For Malaysia and other Southeast Asian nations, these Indonesian cases carry significant implications. The concentration of transnational cybercrime operations in Indonesia reflects not merely local conditions but broader regional vulnerabilities that affect the entire zone. Malaysian citizens, like their Japanese counterparts, face similar exposure to these schemes through social media platforms. The operational methodology—building trust through fake identities, transitioning to encrypted messaging, and then deploying financial exploitation—recognises no national boundaries and targets victims across the region indiscriminately. The demonstrated ability of these networks to coordinate across multiple countries while maintaining operational security from law enforcement suggests sophisticated management structures rather than opportunistic criminal activity.

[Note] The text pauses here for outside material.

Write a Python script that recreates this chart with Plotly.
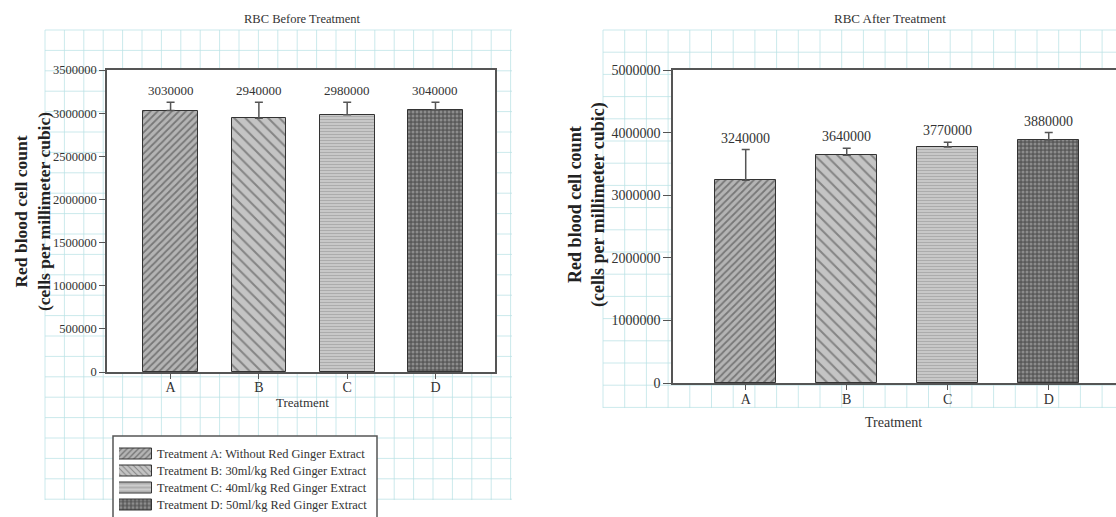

The challenge facing Indonesian and regional law enforcement extends beyond simply apprehending individual operators. The rapid reconstitution of these networks—with new groups appearing as quickly as previous ones are dismantled—indicates that the underlying economic conditions driving recruitment into these schemes remain largely unaddressed. Young Indonesians, Vietnamese and Chinese nationals continue to see participation in these operations as economically preferable to legitimate employment, a calculation that persists despite the significant legal risks involved. Until the economic drivers of organised cybercrime are addressed through development initiatives and employment creation, Southeast Asian nations will likely continue serving as staging grounds for these international fraud operations.